Filled with piercing wisdom, In My Own Last Words includes a number of final heart-wrenching thoughts from people dying of COVID-19. These haunting reflections often arrive at moments of exceptional clarity. “In terms of life’s pivotal events,” one contributor states, “you only know much later what they are good for…I’ve often asked myself why we recognize this only in hindsight. Why not earlier, why not at the moment it happens?” She goes on to assert, “Well, life is like that. You must opt for life. Then everything will be okay, no matter what happens to you.”
Ultimately, this book compels readers to take inventory of their own lives and reflect on their values, priorities, and the legacy they want to leave behind. Yet it is impossible to talk about rethinking one’s life without addressing the importance of grieving. In My Own Last Words affirms that when we dare to grieve, we are returning to who we are. It frames grieving as the gateway to implementing the core of what the dying teach us: to live fully.
“There’s no one that this book doesn’t speak to, no one who won’t find value in it for themselves. It should be required reading for everyone over the age of twelve.”
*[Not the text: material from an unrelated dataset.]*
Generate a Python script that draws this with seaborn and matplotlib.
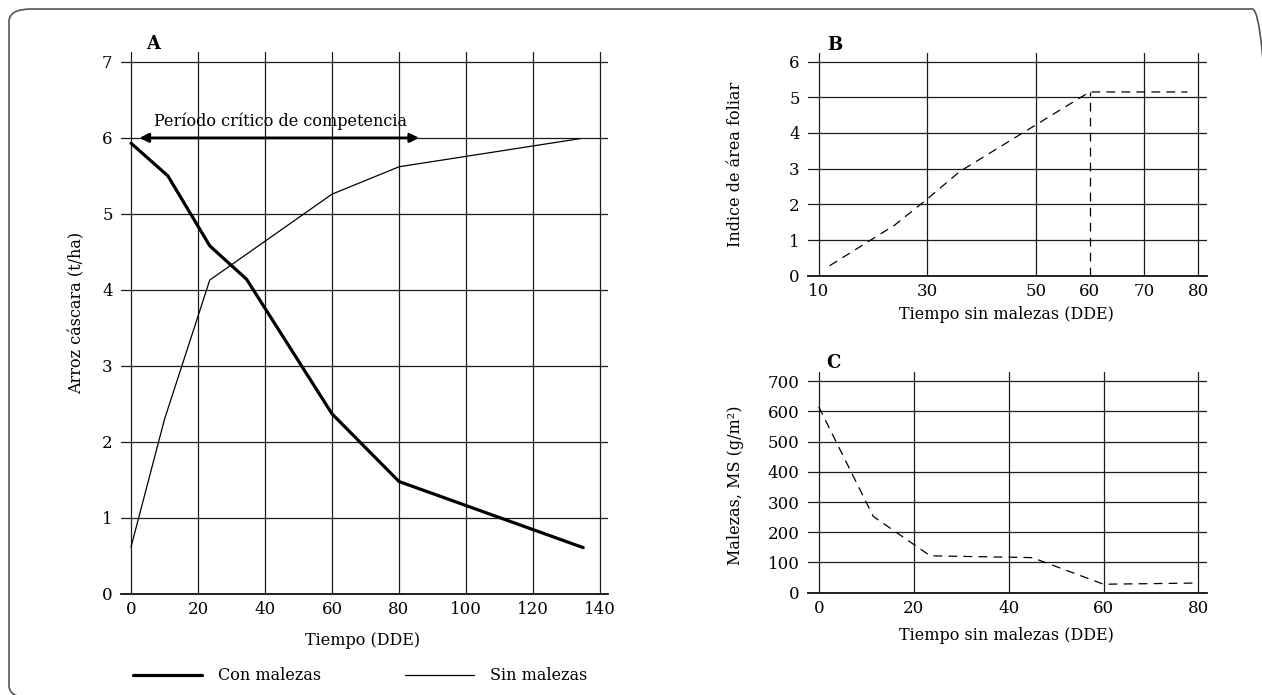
import matplotlib
matplotlib.use("Agg")
import matplotlib.pyplot as plt
from matplotlib.lines import Line2D
from matplotlib.patches import FancyBboxPatch
import seaborn as sns

# ---------------- data ----------------
# Panel A: yield of rough rice (t/ha) vs time (DDE)
a_con_x = [0, 11, 23.5, 34.5, 60, 80, 135]
a_con_y = [5.93, 5.50, 4.58, 4.14, 2.37, 1.48, 0.61]
a_sin_x = [0, 10, 23.5, 60, 80, 134]
a_sin_y = [0.62, 2.30, 4.13, 5.26, 5.62, 5.99]
a_xticks = [0, 20, 40, 60, 80, 100, 120, 140]
a_yticks = [0, 1, 2, 3, 4, 5, 6, 7]
critical_period = [2.5, 86]
critical_level = 6.0

# Panel B: leaf area index vs weed-free time
b_x = [12, 24, 30, 36, 58, 60, 78]
b_y = [0.28, 1.42, 2.15, 2.92, 4.97, 5.15, 5.15]
b_drop_x = 60
b_xticks = [10, 30, 50, 60, 70, 80]
b_grid_x = [10, 30, 50, 70, 80]
b_yticks = [0, 1, 2, 3, 4, 5, 6]

# Panel C: weed dry matter vs weed-free time
c_x = [0, 11.5, 23.5, 45, 60, 80]
c_y = [615, 252, 122, 116, 28, 32]
c_xticks = [0, 20, 40, 60, 80]
c_yticks = [0, 100, 200, 300, 400, 500, 600, 700]

# ---------------- style ----------------
sns.set_style("white")
plt.rcParams["font.family"] = ["DejaVu Serif"]
plt.rcParams["text.color"] = "black"
plt.rcParams["axes.labelcolor"] = "black"

W, H = 1262, 695
fig = plt.figure(figsize=(W / 100, H / 100), dpi=100)

def px_axes(x0, y0, x1, y1):
    return fig.add_axes([x0 / W, 1 - y1 / H, (x1 - x0) / W, (y1 - y0) / H])

GRID_C = "#1c1c1c"
GRID_LW = 0.9
TICK_FS = 12
LAB_FS = 11.5

def style_axes(ax, xticks, yticks, xlim, ylim, gridx=None):
    ax.set_xlim(*xlim)
    ax.set_ylim(*ylim)
    ax.set_xticks(xticks)
    ax.set_yticks(yticks)
    ax.grid(False)
    for v in (gridx if gridx is not None else xticks):
        ax.axvline(v, color=GRID_C, lw=GRID_LW, zorder=1)
    for v in yticks:
        ax.axhline(v, color=GRID_C, lw=GRID_LW, zorder=1)
    for s in ["left", "right", "top"]:
        ax.spines[s].set_visible(False)
    ax.spines["bottom"].set_color("#111111")
    ax.spines["bottom"].set_linewidth(1.3)
    ax.tick_params(axis="both", length=0, labelsize=TICK_FS, colors="black")
    ax.tick_params(axis="x", pad=5)
    ax.tick_params(axis="y", pad=6)
    ax.set_facecolor("white")

# ---------------- Panel A ----------------
axA = px_axes(121, 52, 608, 594)
style_axes(axA, a_xticks, a_yticks, (-3, 142.4), (0, 7.13))
sns.lineplot(x=a_con_x, y=a_con_y, ax=axA, color="black", lw=2.3, sort=False, zorder=3)
sns.lineplot(x=a_sin_x, y=a_sin_y, ax=axA, color="black", lw=0.9, sort=False, zorder=3)
axA.annotate("", xy=(critical_period[0], critical_level), xytext=(critical_period[1], critical_level),
             arrowprops=dict(arrowstyle="<|-|>", lw=2.0, color="black", mutation_scale=13,
                             shrinkA=0, shrinkB=0), zorder=4)
axA.text(sum(critical_period) / 2 + 0.5, critical_level + 0.1, "Período crítico de competencia",
         ha="center", va="bottom", fontsize=LAB_FS)
axA.set_xlabel("Tiempo (DDE)", fontsize=LAB_FS)
axA.xaxis.set_label_coords(0.4965, -0.070)
axA.set_ylabel("Arroz cáscara (t/ha)", fontsize=LAB_FS)
axA.yaxis.set_label_coords(-0.072, 0.519)
axA.text(0.066, 1.015, "A", transform=axA.transAxes, fontsize=13, fontweight="bold",
         ha="center", va="center")

# ---------------- Panel B ----------------
axB = px_axes(808, 52.7, 1207, 275.7)
style_axes(axB, b_xticks, b_yticks, (8.0, 81.6), (0, 6.25), gridx=b_grid_x)
dash = (0, (7, 5))
sns.lineplot(x=b_x, y=b_y, ax=axB, color="black", lw=0.9, sort=False, linestyle=dash, zorder=3)
axB.vlines(b_drop_x, 0, b_y[b_x.index(b_drop_x)], color="black", lw=0.9, linestyles=[dash], zorder=3)
axB.set_xlabel("Tiempo sin malezas (DDE)", fontsize=LAB_FS)
axB.xaxis.set_label_coords(0.498, -0.136)
axB.set_ylabel("Indice de área foliar", fontsize=LAB_FS)
axB.yaxis.set_label_coords(-0.160, 0.50)
axB.text(0.068, 1.035, "B", transform=axB.transAxes, fontsize=13, fontweight="bold",
         ha="center", va="center")

# ---------------- Panel C ----------------
axC = px_axes(808, 371.7, 1207, 592.7)
style_axes(axC, c_xticks, c_yticks, (-2.26, 81.8), (0, 731))
sns.lineplot(x=c_x, y=c_y, ax=axC, color="black", lw=0.9, sort=False, linestyle=dash, zorder=3)
axC.set_xlabel("Tiempo sin malezas (DDE)", fontsize=LAB_FS)
axC.xaxis.set_label_coords(0.498, -0.155)
axC.set_ylabel("Malezas, MS (g/m²)", fontsize=LAB_FS)
axC.yaxis.set_label_coords(-0.160, 0.484)
axC.text(0.065, 1.039, "C", transform=axC.transAxes, fontsize=13, fontweight="bold",
         ha="center", va="center")

# ---------------- legend ----------------
handles = [Line2D([], [], color="black", lw=2.3), Line2D([], [], color="black", lw=0.9)]
fig.legend(handles, ["Con malezas", "Sin malezas"], loc="center left",
           bbox_to_anchor=(133 / W, 1 - 676 / H), ncol=2, frameon=False,
           borderpad=0, borderaxespad=0, handlelength=4.3, handletextpad=1.0,
           columnspacing=5.3, fontsize=LAB_FS)

# ---------------- frame ----------------
frame = FancyBboxPatch((9 / W, 1 - 698 / H), (1275 - 9) / W, (698 - 9) / H,
                       boxstyle="round,pad=0,rounding_size=0.018", transform=fig.transFigure,
                       fill=False, edgecolor="#555555", lw=1.2, clip_on=False)
fig.patches.append(frame)

fig.savefig("out.png", dpi=100)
—Andrew Postman, co-author of the bestselling Chasing Daylight
Read an Excerpt from In My Own Last Words:
My Epiphany: Grief is Gold
Not long after I started doing this work, I had an epiphany: Grieving is so much more than just releasing the emotion itself so we can regain the life energy we had before our loss. No, grieving is much more powerful. It holds the potential for great inner transformation. Done properly, it has a life-changing effect. We will not be the same as we were before.
When we give ourselves permission to grieve, we give ourselves permission to become comfortable with the vulnerable, wounded beings we all are inside. Yes, we all are! It’s just that we cover it up with all sorts of different layers of artifice. As scary as grief work feels in the beginning, it is a truly healing experience and utterly rewarding. Believe me, I have done it.
First and foremost, having the courage to feel pain, to cry, to truly mourn what we have lost, is the number one doorway back to our truest selves—and as a consequence, to others. All of a sudden, we become able to connect with others around us on a more profound level than ever before and develop unprecedented closeness. Grief reunites us. It rebuilds communion and community. And isn’t that what we need to do anyway?
Secondly, it has a powerful cleansing effect. Just as we cleanse our bodies from the outside, grieving cleanses our souls from the inside. It is an exhausting process, but as it progresses, it refills us with an indescribable energy of fullness, consciousness, and clarity. And it is in that transcendence when the new can arise, and we feel how we can create from a more powerful place than before.
Ultimately, when we stop sidestepping grief but choose to move through it, we allow ourselves to deepen and ripen. To see life through the lens of its essence. It is from that new inner place that we can then focus on redefining and realigning our values, diminishing our regrets, and living with a deepened sense of meaning.
Grief, this unwanted emotion, has the power to deeply transform us. It is gold.